## Problem description
Repeat the data that follows, word for word, without the images.

## Supplied data
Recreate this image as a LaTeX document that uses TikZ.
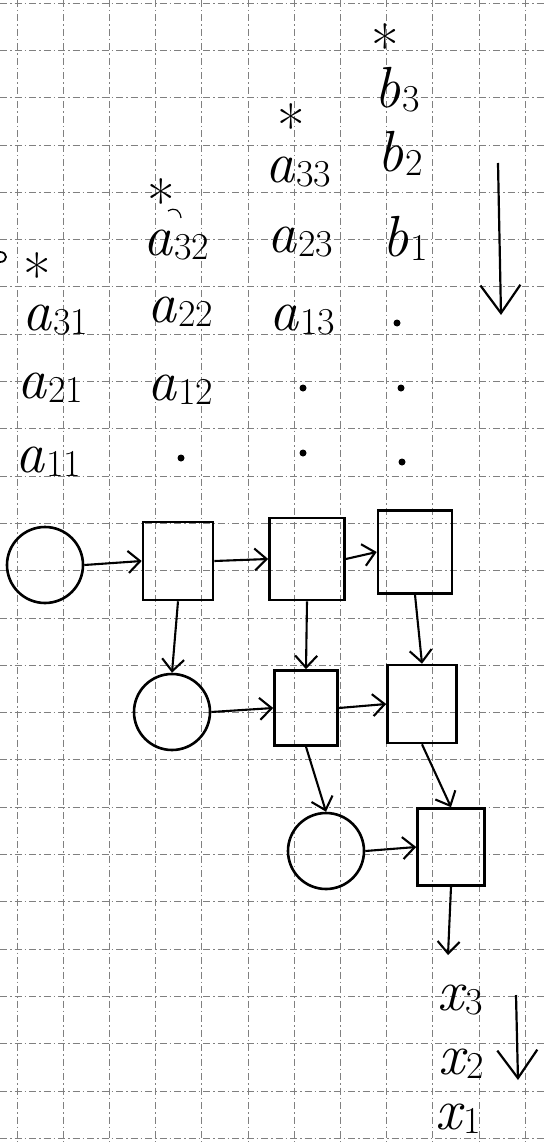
\documentclass[tikz,border=0pt]{standalone}
\usetikzlibrary{arrows.meta}
\newcommand{\lab}[2]{{\fontsize{58}{58}\selectfont\itshape #1}\kern2pt\raisebox{-0.42em}{\fontsize{38}{38}\selectfont #2}}
\newcommand{\astmark}{\raisebox{-0.42em}[0.33em][0pt]{*}}
\begin{document}
\begin{tikzpicture}[x=1pt,y=-1pt,
  gridline/.style={black!50, line width=0.7pt, dash pattern=on 7pt off 3pt on 1.5pt off 3pt},
  sq/.style={draw, line width=2.6pt, inner sep=0pt},
  circ/.style={draw, circle, line width=2.6pt, minimum size=76pt, inner sep=0pt},
  arr/.style={line width=2.1pt, -{Straight Barb[length=12pt,width=22pt,line width=2.1pt]}},
  bigarr/.style={line width=2.2pt, -{Straight Barb[length=28pt,width=40pt,line width=2.2pt]}},
  lbl/.style={inner sep=0pt},
  star/.style={inner sep=0pt, font=\fontsize{60}{60}\selectfont},
  dotn/.style={circle, fill, inner sep=0pt, minimum size=7pt}]
\useasboundingbox (0,0) rectangle (544,1142);
\fill[white] (0,0) rectangle (544,1142);
\foreach \i in {0,...,11} \draw[gridline] (17+46.2*\i,0) -- (17+46.2*\i,1142);
\foreach \j in {0,...,24} \draw[gridline] (0,3+47.3*\j) -- (544,3+47.3*\j);

% stars
\node[star] (st1) at (385,33) {\astmark};
\node[star] (st2) at (291,113) {\astmark};
\node[star] (st3) at (161,188) {\astmark};
\node[star] (st4) at (37,262) {\astmark};
\draw[line width=1.8pt] (0,252) .. controls (8,252) and (8,262) .. (0,262);
\draw[line width=1.2pt] (168,211) .. controls (175,207) and (180,210) .. (181,218);

% b column
\node[lbl] (b3) at (397,90) {\lab{b}{3}};
\node[lbl] (b2) at (400,153) {\lab{b}{2}};
\node[lbl] (b1) at (405,238) {\lab{b}{1}};

% a entries
\node[lbl] (a33) at (298,172) {\lab{a}{33}};
\node[lbl] (a23) at (300,242) {\lab{a}{23}};
\node[lbl] (a13) at (302,320) {\lab{a}{13}};
\node[lbl] (a32) at (176,245) {\lab{a}{32}};
\node[lbl] (a22) at (180,312) {\lab{a}{22}};
\node[lbl] (a12) at (180,390) {\lab{a}{12}};
\node[lbl] (a31) at (55,320) {\lab{a}{31}};
\node[lbl] (a21) at (50,388) {\lab{a}{21}};
\node[lbl] (a11) at (48,462) {\lab{a}{11}};

% dots
\node[dotn] (d1) at (397,323) {};
\node[dotn] (d2) at (303,388) {};
\node[dotn] (d3) at (401,388) {};
\node[dotn] (d4) at (181,458) {};
\node[dotn] (d5) at (303,453) {};
\node[dotn] (d6) at (402,462) {};

% processing cells
\node[circ] (c1) at (45,565) {};
\node[sq, minimum width=70pt, minimum height=78pt] (s11) at (178,561) {};
\node[sq, minimum width=75pt, minimum height=82pt] (s12) at (307,559) {};
\node[sq, minimum width=74pt, minimum height=83pt] (s13) at (415,552) {};
\node[circ] (c2) at (172,712) {};
\node[sq, minimum width=63pt, minimum height=75pt] (s22) at (306,708) {};
\node[sq, minimum width=69pt, minimum height=78pt] (s23) at (422,704) {};
\node[circ] (c3) at (326,851) {};
\node[sq, minimum width=67pt, minimum height=77pt] (s33) at (451,847) {};

\draw[arr] (c1.east) -- (s11.west);
\draw[arr] (s11.east) -- (s12.west);
\draw[arr] (s12.east) -- (s13.west);
\draw[arr] (s11.south) -- (c2.north);
\draw[arr] (s12.south) -- (s22.north);
\draw[arr] (s13.south) -- (s23.north);
\draw[arr] (c2.east) -- (s22.west);
\draw[arr] (s22.east) -- (s23.west);
\draw[arr] (s22.south) -- (c3.north);
\draw[arr] (s23.south) -- (s33.north);
\draw[arr] (c3.east) -- (s33.west);
\coordinate (outend) at (448,955);
\draw[arr] (s33.south) -- (outend);

% outputs
\node[lbl] (x3) at (460,1000) {\lab{x}{3}};
\node[lbl] (x2) at (461,1064) {\lab{x}{2}};
\node[lbl] (x1) at (458,1119) {\lab{x}{1}};

% direction arrows
\coordinate (ba1) at (498,163);
\coordinate (ba2) at (501,315);
\draw[bigarr] (ba1) -- (ba2);
\coordinate (bb1) at (516,995);
\coordinate (bb2) at (518,1080);
\draw[bigarr] (bb1) -- (bb2);
\end{tikzpicture}
\end{document}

## Worked solution
Recreate this image as a LaTeX document that uses TikZ.
\documentclass[tikz,border=0pt]{standalone}
\usetikzlibrary{arrows.meta}
\newcommand{\lab}[2]{{\fontsize{58}{58}\selectfont\itshape #1}\kern2pt\raisebox{-0.42em}{\fontsize{38}{38}\selectfont #2}}
\newcommand{\astmark}{\raisebox{-0.42em}[0.33em][0pt]{*}}
\begin{document}
\begin{tikzpicture}[x=1pt,y=-1pt,
  gridline/.style={black!50, line width=0.7pt, dash pattern=on 7pt off 3pt on 1.5pt off 3pt},
  sq/.style={draw, line width=2.6pt, inner sep=0pt},
  circ/.style={draw, circle, line width=2.6pt, minimum size=76pt, inner sep=0pt},
  arr/.style={line width=2.1pt, -{Straight Barb[length=12pt,width=22pt,line width=2.1pt]}},
  bigarr/.style={line width=2.2pt, -{Straight Barb[length=28pt,width=40pt,line width=2.2pt]}},
  lbl/.style={inner sep=0pt},
  star/.style={inner sep=0pt, font=\fontsize{60}{60}\selectfont},
  dotn/.style={circle, fill, inner sep=0pt, minimum size=7pt}]
\useasboundingbox (0,0) rectangle (544,1142);
\fill[white] (0,0) rectangle (544,1142);
\foreach \i in {0,...,11} \draw[gridline] (17+46.2*\i,0) -- (17+46.2*\i,1142);
\foreach \j in {0,...,24} \draw[gridline] (0,3+47.3*\j) -- (544,3+47.3*\j);

% stars
\node[star] (st1) at (385,33) {\astmark};
\node[star] (st2) at (291,113) {\astmark};
\node[star] (st3) at (161,188) {\astmark};
\node[star] (st4) at (37,262) {\astmark};
\draw[line width=1.8pt] (0,252) .. controls (8,252) and (8,262) .. (0,262);
\draw[line width=1.2pt] (168,211) .. controls (175,207) and (180,210) .. (181,218);

% b column
\node[lbl] (b3) at (397,90) {\lab{b}{3}};
\node[lbl] (b2) at (400,153) {\lab{b}{2}};
\node[lbl] (b1) at (405,238) {\lab{b}{1}};

% a entries
\node[lbl] (a33) at (298,172) {\lab{a}{33}};
\node[lbl] (a23) at (300,242) {\lab{a}{23}};
\node[lbl] (a13) at (302,320) {\lab{a}{13}};
\node[lbl] (a32) at (176,245) {\lab{a}{32}};
\node[lbl] (a22) at (180,312) {\lab{a}{22}};
\node[lbl] (a12) at (180,390) {\lab{a}{12}};
\node[lbl] (a31) at (55,320) {\lab{a}{31}};
\node[lbl] (a21) at (50,388) {\lab{a}{21}};
\node[lbl] (a11) at (48,462) {\lab{a}{11}};

% dots
\node[dotn] (d1) at (397,323) {};
\node[dotn] (d2) at (303,388) {};
\node[dotn] (d3) at (401,388) {};
\node[dotn] (d4) at (181,458) {};
\node[dotn] (d5) at (303,453) {};
\node[dotn] (d6) at (402,462) {};

% processing cells
\node[circ] (c1) at (45,565) {};
\node[sq, minimum width=70pt, minimum height=78pt] (s11) at (178,561) {};
\node[sq, minimum width=75pt, minimum height=82pt] (s12) at (307,559) {};
\node[sq, minimum width=74pt, minimum height=83pt] (s13) at (415,552) {};
\node[circ] (c2) at (172,712) {};
\node[sq, minimum width=63pt, minimum height=75pt] (s22) at (306,708) {};
\node[sq, minimum width=69pt, minimum height=78pt] (s23) at (422,704) {};
\node[circ] (c3) at (326,851) {};
\node[sq, minimum width=67pt, minimum height=77pt] (s33) at (451,847) {};

\draw[arr] (c1.east) -- (s11.west);
\draw[arr] (s11.east) -- (s12.west);
\draw[arr] (s12.east) -- (s13.west);
\draw[arr] (s11.south) -- (c2.north);
\draw[arr] (s12.south) -- (s22.north);
\draw[arr] (s13.south) -- (s23.north);
\draw[arr] (c2.east) -- (s22.west);
\draw[arr] (s22.east) -- (s23.west);
\draw[arr] (s22.south) -- (c3.north);
\draw[arr] (s23.south) -- (s33.north);
\draw[arr] (c3.east) -- (s33.west);
\coordinate (outend) at (448,955);
\draw[arr] (s33.south) -- (outend);

% outputs
\node[lbl] (x3) at (460,1000) {\lab{x}{3}};
\node[lbl] (x2) at (461,1064) {\lab{x}{2}};
\node[lbl] (x1) at (458,1119) {\lab{x}{1}};

% direction arrows
\coordinate (ba1) at (498,163);
\coordinate (ba2) at (501,315);
\draw[bigarr] (ba1) -- (ba2);
\coordinate (bb1) at (516,995);
\coordinate (bb2) at (518,1080);
\draw[bigarr] (bb1) -- (bb2);
\end{tikzpicture}
\end{document}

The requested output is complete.